The Chinese government has reportedly instructed state-owned companies to phase out contracts with the big four accounting including KPMG and EY, as authorities try to address security concerns and curb the influence of western-linked auditors.
China’s finance ministry is among the government entities that have issued informal guidance last month, urging state-owned corporations to let contracts with Deloitte, KPMG, EY and PwC expire, according to Bloomberg News.
They have reportedly been told to use local auditors from China and Hong Kong as part of efforts to support the local audit industry and protect the data of state-owned firms, particularly those working in advanced technology.
The new guidance is said not to apply to offshore operations of Chinese firms, including those based in the US, but may force their parent companies to look for homegrown substitutes.
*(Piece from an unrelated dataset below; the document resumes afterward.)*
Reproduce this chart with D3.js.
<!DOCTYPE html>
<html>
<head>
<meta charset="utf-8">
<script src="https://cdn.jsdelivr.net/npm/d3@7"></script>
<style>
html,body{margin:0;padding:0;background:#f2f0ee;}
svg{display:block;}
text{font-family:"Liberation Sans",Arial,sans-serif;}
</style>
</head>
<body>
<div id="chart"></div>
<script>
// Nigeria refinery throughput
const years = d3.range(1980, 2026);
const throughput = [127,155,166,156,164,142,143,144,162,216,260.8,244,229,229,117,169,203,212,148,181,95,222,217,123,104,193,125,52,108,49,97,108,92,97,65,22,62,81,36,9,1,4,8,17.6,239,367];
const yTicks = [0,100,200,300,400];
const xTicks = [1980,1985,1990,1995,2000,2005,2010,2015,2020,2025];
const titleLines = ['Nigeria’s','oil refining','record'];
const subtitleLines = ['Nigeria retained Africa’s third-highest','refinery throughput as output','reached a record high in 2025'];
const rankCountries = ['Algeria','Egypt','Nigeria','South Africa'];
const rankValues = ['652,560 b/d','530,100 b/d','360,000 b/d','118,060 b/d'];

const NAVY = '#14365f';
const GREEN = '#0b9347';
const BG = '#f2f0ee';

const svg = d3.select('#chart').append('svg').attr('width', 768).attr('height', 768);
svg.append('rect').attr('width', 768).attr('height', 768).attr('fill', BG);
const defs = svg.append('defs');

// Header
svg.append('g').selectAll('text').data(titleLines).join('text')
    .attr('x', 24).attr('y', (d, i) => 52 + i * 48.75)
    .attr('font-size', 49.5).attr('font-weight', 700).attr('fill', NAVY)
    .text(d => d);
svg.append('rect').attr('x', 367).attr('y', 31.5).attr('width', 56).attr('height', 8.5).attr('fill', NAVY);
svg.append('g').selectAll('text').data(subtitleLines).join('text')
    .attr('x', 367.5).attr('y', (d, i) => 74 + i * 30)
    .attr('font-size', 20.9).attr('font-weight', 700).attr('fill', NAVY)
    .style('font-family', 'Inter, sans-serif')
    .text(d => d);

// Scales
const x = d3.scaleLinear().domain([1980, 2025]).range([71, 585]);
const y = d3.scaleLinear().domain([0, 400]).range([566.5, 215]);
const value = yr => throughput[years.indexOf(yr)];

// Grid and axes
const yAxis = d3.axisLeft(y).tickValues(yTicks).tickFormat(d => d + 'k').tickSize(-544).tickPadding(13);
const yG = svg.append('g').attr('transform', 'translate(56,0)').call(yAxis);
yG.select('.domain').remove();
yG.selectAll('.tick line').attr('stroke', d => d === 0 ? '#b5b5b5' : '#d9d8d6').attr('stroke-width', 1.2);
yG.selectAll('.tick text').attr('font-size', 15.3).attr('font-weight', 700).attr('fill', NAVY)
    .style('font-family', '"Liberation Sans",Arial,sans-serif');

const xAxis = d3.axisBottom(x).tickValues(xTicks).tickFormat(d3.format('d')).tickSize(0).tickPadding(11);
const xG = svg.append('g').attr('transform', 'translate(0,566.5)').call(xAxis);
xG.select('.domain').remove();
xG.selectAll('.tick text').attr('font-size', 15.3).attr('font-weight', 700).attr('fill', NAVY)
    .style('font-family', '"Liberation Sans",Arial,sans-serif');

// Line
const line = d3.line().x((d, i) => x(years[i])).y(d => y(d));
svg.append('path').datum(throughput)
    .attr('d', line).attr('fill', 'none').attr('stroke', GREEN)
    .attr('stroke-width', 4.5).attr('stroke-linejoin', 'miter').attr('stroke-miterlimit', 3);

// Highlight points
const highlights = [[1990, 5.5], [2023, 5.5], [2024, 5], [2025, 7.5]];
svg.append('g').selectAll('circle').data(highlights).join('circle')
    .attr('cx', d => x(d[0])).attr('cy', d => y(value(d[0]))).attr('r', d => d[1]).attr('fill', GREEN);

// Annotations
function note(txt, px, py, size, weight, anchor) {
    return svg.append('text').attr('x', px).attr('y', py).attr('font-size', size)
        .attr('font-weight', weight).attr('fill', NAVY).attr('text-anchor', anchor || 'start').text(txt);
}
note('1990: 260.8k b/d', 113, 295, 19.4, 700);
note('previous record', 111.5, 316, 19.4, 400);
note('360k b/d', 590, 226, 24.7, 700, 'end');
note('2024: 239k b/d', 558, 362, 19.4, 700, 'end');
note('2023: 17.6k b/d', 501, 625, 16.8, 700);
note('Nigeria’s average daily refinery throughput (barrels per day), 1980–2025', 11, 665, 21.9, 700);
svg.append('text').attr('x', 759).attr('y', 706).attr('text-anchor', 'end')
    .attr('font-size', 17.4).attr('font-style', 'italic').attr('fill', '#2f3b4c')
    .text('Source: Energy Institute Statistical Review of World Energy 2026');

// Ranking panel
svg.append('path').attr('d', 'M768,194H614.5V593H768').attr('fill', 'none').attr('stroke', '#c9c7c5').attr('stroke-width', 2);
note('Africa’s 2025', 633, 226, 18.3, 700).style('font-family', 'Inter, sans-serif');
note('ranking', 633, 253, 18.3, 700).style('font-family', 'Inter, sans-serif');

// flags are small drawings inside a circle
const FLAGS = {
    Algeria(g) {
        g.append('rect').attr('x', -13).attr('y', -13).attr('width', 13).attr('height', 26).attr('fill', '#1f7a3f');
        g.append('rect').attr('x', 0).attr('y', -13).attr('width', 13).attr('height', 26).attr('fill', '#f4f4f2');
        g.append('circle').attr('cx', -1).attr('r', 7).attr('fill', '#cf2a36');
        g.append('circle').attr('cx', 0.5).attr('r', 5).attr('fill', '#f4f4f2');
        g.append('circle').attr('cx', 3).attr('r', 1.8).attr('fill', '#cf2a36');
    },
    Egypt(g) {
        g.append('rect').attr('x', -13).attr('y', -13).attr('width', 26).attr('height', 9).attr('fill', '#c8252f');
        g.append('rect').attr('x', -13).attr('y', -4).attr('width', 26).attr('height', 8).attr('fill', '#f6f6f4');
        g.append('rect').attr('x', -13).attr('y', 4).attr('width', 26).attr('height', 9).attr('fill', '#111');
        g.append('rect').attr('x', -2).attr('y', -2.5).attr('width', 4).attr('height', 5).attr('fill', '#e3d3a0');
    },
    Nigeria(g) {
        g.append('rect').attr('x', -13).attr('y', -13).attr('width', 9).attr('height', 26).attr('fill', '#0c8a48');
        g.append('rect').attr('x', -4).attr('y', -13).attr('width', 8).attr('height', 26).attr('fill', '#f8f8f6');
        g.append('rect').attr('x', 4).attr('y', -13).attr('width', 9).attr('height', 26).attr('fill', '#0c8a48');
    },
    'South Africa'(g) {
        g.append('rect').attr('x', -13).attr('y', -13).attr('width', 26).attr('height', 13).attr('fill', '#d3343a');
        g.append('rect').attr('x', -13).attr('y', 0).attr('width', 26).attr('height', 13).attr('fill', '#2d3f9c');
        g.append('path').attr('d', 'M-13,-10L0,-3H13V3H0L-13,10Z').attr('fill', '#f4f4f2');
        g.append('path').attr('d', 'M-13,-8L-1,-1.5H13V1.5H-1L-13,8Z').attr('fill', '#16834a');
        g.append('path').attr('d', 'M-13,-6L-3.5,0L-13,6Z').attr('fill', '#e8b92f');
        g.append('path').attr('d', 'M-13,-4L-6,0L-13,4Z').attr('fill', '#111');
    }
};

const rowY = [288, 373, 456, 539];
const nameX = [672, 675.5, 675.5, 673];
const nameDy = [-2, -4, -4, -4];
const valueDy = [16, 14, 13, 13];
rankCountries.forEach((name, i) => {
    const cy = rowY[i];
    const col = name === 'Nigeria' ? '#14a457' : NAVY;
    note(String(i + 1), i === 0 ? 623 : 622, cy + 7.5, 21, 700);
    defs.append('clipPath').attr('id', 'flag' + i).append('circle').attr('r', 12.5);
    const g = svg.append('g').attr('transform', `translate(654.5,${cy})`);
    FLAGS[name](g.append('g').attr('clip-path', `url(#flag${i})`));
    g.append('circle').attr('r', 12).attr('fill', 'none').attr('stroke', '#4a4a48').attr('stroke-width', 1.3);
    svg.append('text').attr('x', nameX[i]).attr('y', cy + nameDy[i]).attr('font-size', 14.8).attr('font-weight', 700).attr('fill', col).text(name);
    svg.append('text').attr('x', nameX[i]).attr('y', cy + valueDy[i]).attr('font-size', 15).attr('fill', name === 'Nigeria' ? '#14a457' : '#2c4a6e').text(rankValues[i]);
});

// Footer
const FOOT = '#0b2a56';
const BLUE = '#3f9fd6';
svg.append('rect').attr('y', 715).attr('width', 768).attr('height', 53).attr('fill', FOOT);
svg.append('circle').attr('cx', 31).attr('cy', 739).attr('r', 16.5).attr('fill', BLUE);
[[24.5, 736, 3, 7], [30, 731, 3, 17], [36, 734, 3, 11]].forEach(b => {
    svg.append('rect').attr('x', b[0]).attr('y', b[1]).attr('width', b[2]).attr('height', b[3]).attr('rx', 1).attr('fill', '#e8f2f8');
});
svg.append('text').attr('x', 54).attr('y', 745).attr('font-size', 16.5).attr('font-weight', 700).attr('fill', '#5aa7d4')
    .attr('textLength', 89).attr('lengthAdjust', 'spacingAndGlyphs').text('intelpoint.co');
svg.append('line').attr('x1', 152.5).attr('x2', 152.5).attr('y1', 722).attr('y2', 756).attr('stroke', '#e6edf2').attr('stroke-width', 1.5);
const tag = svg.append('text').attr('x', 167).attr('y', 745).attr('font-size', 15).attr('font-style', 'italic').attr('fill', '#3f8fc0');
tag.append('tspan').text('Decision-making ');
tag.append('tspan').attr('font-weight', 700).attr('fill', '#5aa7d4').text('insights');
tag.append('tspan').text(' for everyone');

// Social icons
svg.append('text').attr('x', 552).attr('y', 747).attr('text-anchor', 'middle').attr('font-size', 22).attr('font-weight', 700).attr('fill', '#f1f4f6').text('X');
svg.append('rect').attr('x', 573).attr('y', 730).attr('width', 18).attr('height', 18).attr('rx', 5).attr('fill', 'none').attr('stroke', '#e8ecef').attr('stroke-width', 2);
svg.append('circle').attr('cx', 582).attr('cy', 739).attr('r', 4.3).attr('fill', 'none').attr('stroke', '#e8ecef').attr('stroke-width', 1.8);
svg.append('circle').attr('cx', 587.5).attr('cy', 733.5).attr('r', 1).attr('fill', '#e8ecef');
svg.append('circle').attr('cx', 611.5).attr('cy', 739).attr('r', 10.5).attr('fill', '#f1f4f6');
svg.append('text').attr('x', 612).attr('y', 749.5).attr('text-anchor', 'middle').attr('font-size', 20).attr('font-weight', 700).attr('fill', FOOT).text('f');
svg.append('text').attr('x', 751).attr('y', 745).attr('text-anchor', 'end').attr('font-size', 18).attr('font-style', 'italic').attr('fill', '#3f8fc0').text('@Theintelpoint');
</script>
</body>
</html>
While no deadline has been set for the change, the gradual exclusion from the Chinese market could be a financial blow for the accounting firms, which Beijing says earned a combined 20.6bn Chinese yuan (£2.5bn) from their work for Chinese clients in 2021.
About 60 Hong Kong-listed and Chinese-headquartered firms, in the public and private sectors, have changed their auditors since September 2022, according to Bloomberg. A further 80 companies listed in Shanghai and Shenzen have reportedly changed auditors since December.
A growing number of those contracts have been handed to local auditors including RSM China, Moore Global and Pan-China Certified Public Accountants.
However, Chinese regulators have previously expressed concerns about whether smaller auditors can deliver similar-quality audits and handle more challenging work for listed clients. Some also fear that the use of lesser-known auditors could make it harder for state-owned business to attract international investment.
KPMG and PwC declined to comment. EY and Deloitte did not immediately respond to requests for comment.